Problem description = Determine which lines of the records include the word "React", and copy them.

Data entries =
- - -
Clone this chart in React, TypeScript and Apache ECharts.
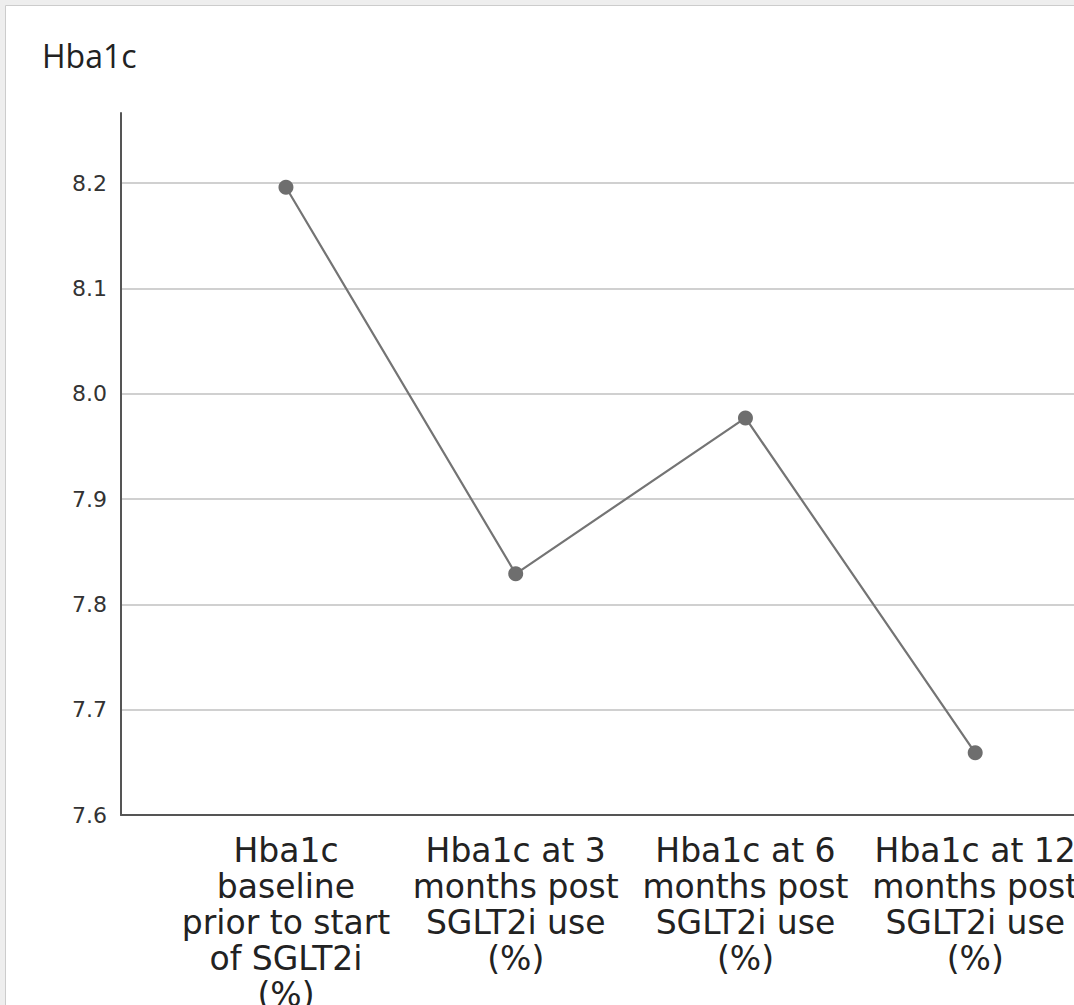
import React, { useEffect, useRef } from "react";
import * as echarts from "echarts";

const categories = [
  "Hba1c\nbaseline\nprior to start\nof SGLT2i\n(%)",
  "Hba1c at 3\nmonths post\nSGLT2i use\n(%)",
  "Hba1c at 6\nmonths post\nSGLT2i use\n(%)",
  "Hba1c at 12\nmonths post\nSGLT2i use\n(%)",
];
const values = [8.196, 7.829, 7.977, 7.659];
const yTicks = [7.6, 7.7, 7.8, 7.9, 8.0, 8.1, 8.2];
const yTickLabels = ["7.6", "7.7", "7.8", "7.9", "8.0", "8.1", "8.2"];
const xPositions = [0, 1, 2, 3];

export default function App() {
  const ref = useRef<HTMLDivElement>(null);
  useEffect(() => {
    if (!ref.current) return;
    const chart = echarts.init(ref.current, null, { renderer: "svg" });
    chart.setOption({
      animation: false,
      backgroundColor: "#eeeeee",
      graphic: [
        {
          type: "rect",
          left: 5,
          top: 5,
          shape: { width: 1200, height: 1200 },
          style: { fill: "#ffffff", stroke: "#cccccc", lineWidth: 1 },
          z: -10,
        },
        {
          type: "text",
          left: 42,
          top: 39,
          style: {
            text: "Hba1c",
            font: "32px 'Open Sans'",
            fill: "#222222",
          },
        },
      ],
      grid: {
        left: 121,
        top: 113,
        right: 0,
        bottom: 190,
        containLabel: false,
        outerBoundsMode: "none",
      },
      xAxis: {
        type: "value",
        min: -0.718,
        max: 3.43,
        axisLine: { show: true, onZero: false, lineStyle: { color: "#555555", width: 2 } },
        axisTick: { show: false, customValues: xPositions },
        splitLine: { show: false },
        axisLabel: {
          customValues: xPositions,
          formatter: (v: number) => categories[Math.round(v)] ?? "",
          fontFamily: "DejaVu Sans",
          fontSize: 33,
          lineHeight: 36,
          color: "#222222",
          margin: 17,
          align: "center",
          verticalAlign: "top",
        },
      },
      yAxis: {
        type: "value",
        min: 7.6,
        max: 8.2665,
        axisLine: { show: true, onZero: false, lineStyle: { color: "#555555", width: 2 } },
        axisTick: { show: false, customValues: yTicks },
        splitLine: { show: true, lineStyle: { color: "#d0d0d0", width: 2 } },
        axisLabel: {
          customValues: yTicks,
          formatter: (v: number) => yTickLabels[yTicks.findIndex((t) => Math.abs(t - v) < 1e-6)] ?? "",
          fontFamily: "DejaVu Sans",
          fontSize: 22,
          color: "#333333",
          margin: 14,
          padding: [6, 0, 0, 0],
        },
      },
      series: [
        {
          type: "line",
          data: values.map((v, i) => [xPositions[i], v]),
          symbol: "circle",
          symbolSize: 15,
          lineStyle: { color: "#747474", width: 2.2 },
          itemStyle: { color: "#6e6e6e" },
          z: 5,
        },
      ],
    });
    return () => chart.dispose();
  }, []);
  return (
    <div
      ref={ref}
      style={{ position: "absolute", left: 0, top: 0, width: 1074, height: 1005 }}
    />
  );
}
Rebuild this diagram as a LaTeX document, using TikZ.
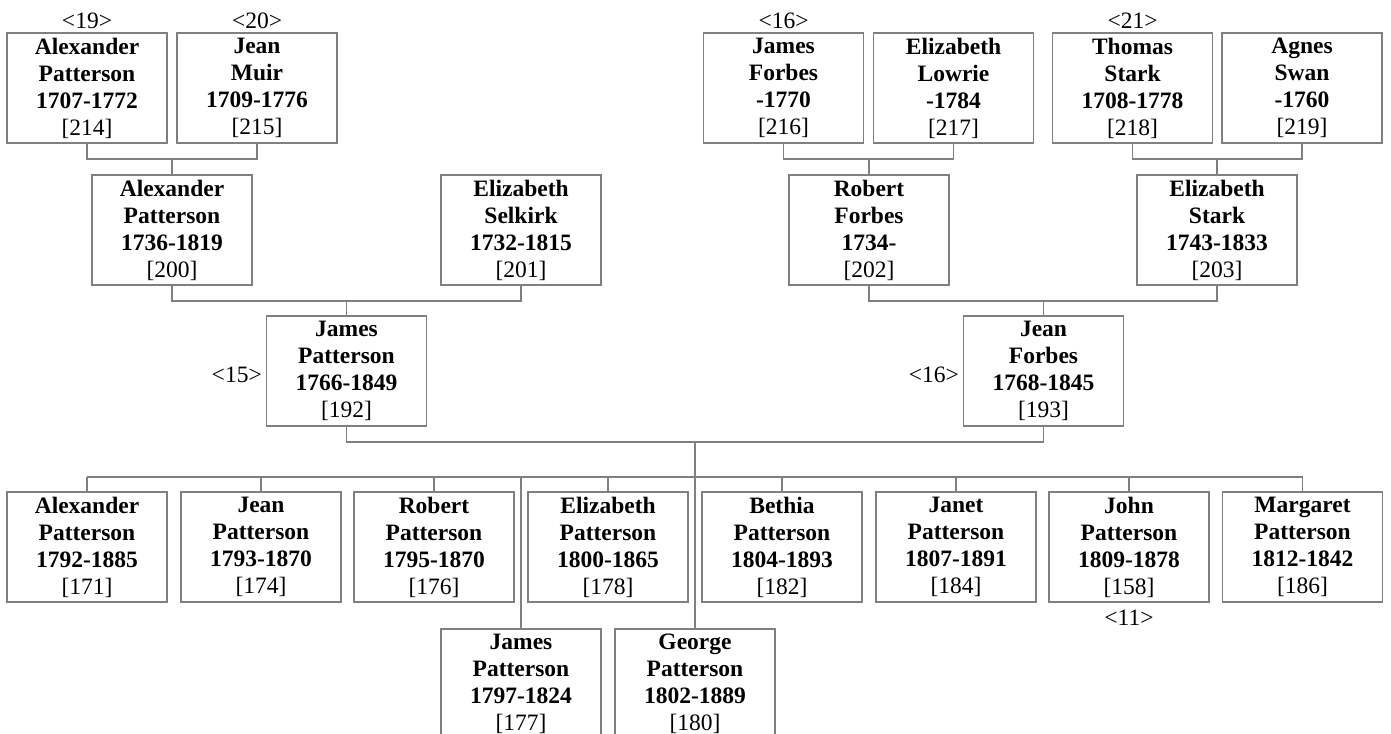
\documentclass[tikz,border=0pt]{standalone}
\usepackage{fontspec}
\setmainfont{Liberation Serif}
\usetikzlibrary{positioning}
\definecolor{linegray}{RGB}{128,128,128}
\tikzset{
  person/.style={draw=linegray, line width=1.1pt, minimum width=160pt, minimum height=110pt,
    inner sep=0pt, align=center, font=\fontsize{23.5}{27}\selectfont\bfseries},
  tag/.style={font=\fontsize{23.5}{27}\selectfont, inner sep=0pt},
  link/.style={draw=linegray, line width=1.1pt}
}
\begin{document}
\begin{tikzpicture}[x=1pt,y=-1pt]
    \useasboundingbox (0,0) rectangle (1391,733);
    \clip (0,0) rectangle (1391,733);
    % great-grandparents
    \node[person] (p214) at (87,88) {Alexander\\Patterson\\1707-1772\\\mdseries [214]};
    \node[person] (p215) at (257,88) {Jean\\Muir\\1709-1776\\\mdseries [215]};
    \node[person] (p216) at (783.5,88) {James\\Forbes\\-1770\\\mdseries [216]};
    \node[person] (p217) at (953.5,88) {Elizabeth\\Lowrie\\-1784\\\mdseries [217]};
    \node[person] (p218) at (1132.5,88) {Thomas\\Stark\\1708-1778\\\mdseries [218]};
    \node[person] (p219) at (1302,88) {Agnes\\Swan\\-1760\\\mdseries [219]};
    % grandparents
    \node[person] (p200) at (172,230) {Alexander\\Patterson\\1736-1819\\\mdseries [200]};
    \node[person] (p201) at (521,230) {Elizabeth\\Selkirk\\1732-1815\\\mdseries [201]};
    \node[person] (p202) at (869,230) {Robert\\Forbes\\1734-\\\mdseries [202]};
    \node[person] (p203) at (1217,230) {Elizabeth\\Stark\\1743-1833\\\mdseries [203]};
    % parents
    \node[person] (p192) at (346.5,371) {James\\Patterson\\1766-1849\\\mdseries [192]};
    \node[person] (p193) at (1043.5,371) {Jean\\Forbes\\1768-1845\\\mdseries [193]};
    % children
    \node[person] (p171) at (87,547) {Alexander\\Patterson\\1792-1885\\\mdseries [171]};
    \node[person] (p174) at (261,547) {Jean\\Patterson\\1793-1870\\\mdseries [174]};
    \node[person] (p176) at (434,547) {Robert\\Patterson\\1795-1870\\\mdseries [176]};
    \node[person] (p178) at (608,547) {Elizabeth\\Patterson\\1800-1865\\\mdseries [178]};
    \node[person] (p182) at (782,547) {Bethia\\Patterson\\1804-1893\\\mdseries [182]};
    \node[person] (p184) at (956,547) {Janet\\Patterson\\1807-1891\\\mdseries [184]};
    \node[person] (p158) at (1129,547) {John\\Patterson\\1809-1878\\\mdseries [158]};
    \node[person] (p186) at (1302.5,547) {Margaret\\Patterson\\1812-1842\\\mdseries [186]};
    \node[person] (p177) at (521,684) {James\\Patterson\\1797-1824\\\mdseries [177]};
    \node[person] (p180) at (695,684) {George\\Patterson\\1802-1889\\\mdseries [180]};
    % reference numbers
    \node[tag, above=4pt of p214] (t19) {<19>};
    \node[tag, above=4pt of p215] (t20) {<20>};
    \node[tag, above=4pt of p216] (t16a) {<16>};
    \node[tag, above=4pt of p218] (t21) {<21>};
    \node[tag, left=4pt of p192, yshift=-4pt] (t15) {<15>};
    \node[tag, left=4pt of p193, yshift=-4pt] (t16b) {<16>};
    \node[tag, below=7pt of p158] (t11) {<11>};
    % junctions
    \coordinate (j1) at (172,159);
    \coordinate (j2) at (869,159);
    \coordinate (j3) at (1217,159);
    \coordinate (j4) at (346.5,301);
    \coordinate (j5) at (1043.5,301);
    \coordinate (j6) at (695,442);
    \coordinate (bar) at (0,477);
    \draw[link] (p214.south) |- (j1) -| (p215.south);
    \draw[link] (j1) -- (p200.north);
    \draw[link] (p216.south) |- (j2) -| (p217.south);
    \draw[link] (j2) -- (p202.north);
    \draw[link] (p218.south) |- (j3) -| (p219.south);
    \draw[link] (j3) -- (p203.north);
    \draw[link] (p200.south) |- (j4) -| (p201.south);
    \draw[link] (j4) -- (p192.north);
    \draw[link] (p202.south) |- (j5) -| (p203.south);
    \draw[link] (j5) -- (p193.north);
    \draw[link] (p192.south) |- (j6) -| (p193.south);
    \draw[link] (j6) -- (p180.north);
    \draw[link] (p171.north |- bar) -- (p186.north |- bar);
    \draw[link] (p171.north |- bar) -- (p171.north);
    \draw[link] (p174.north |- bar) -- (p174.north);
    \draw[link] (p176.north |- bar) -- (p176.north);
    \draw[link] (p178.north |- bar) -- (p178.north);
    \draw[link] (p182.north |- bar) -- (p182.north);
    \draw[link] (p184.north |- bar) -- (p184.north);
    \draw[link] (p158.north |- bar) -- (p158.north);
    \draw[link] (p186.north |- bar) -- (p186.north);
    \draw[link] (p177.north |- bar) -- (p177.north);
\end{tikzpicture}
\end{document}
- - -
Response below =
Clone this chart in React, TypeScript and Apache ECharts.
import React, { useEffect, useRef } from "react";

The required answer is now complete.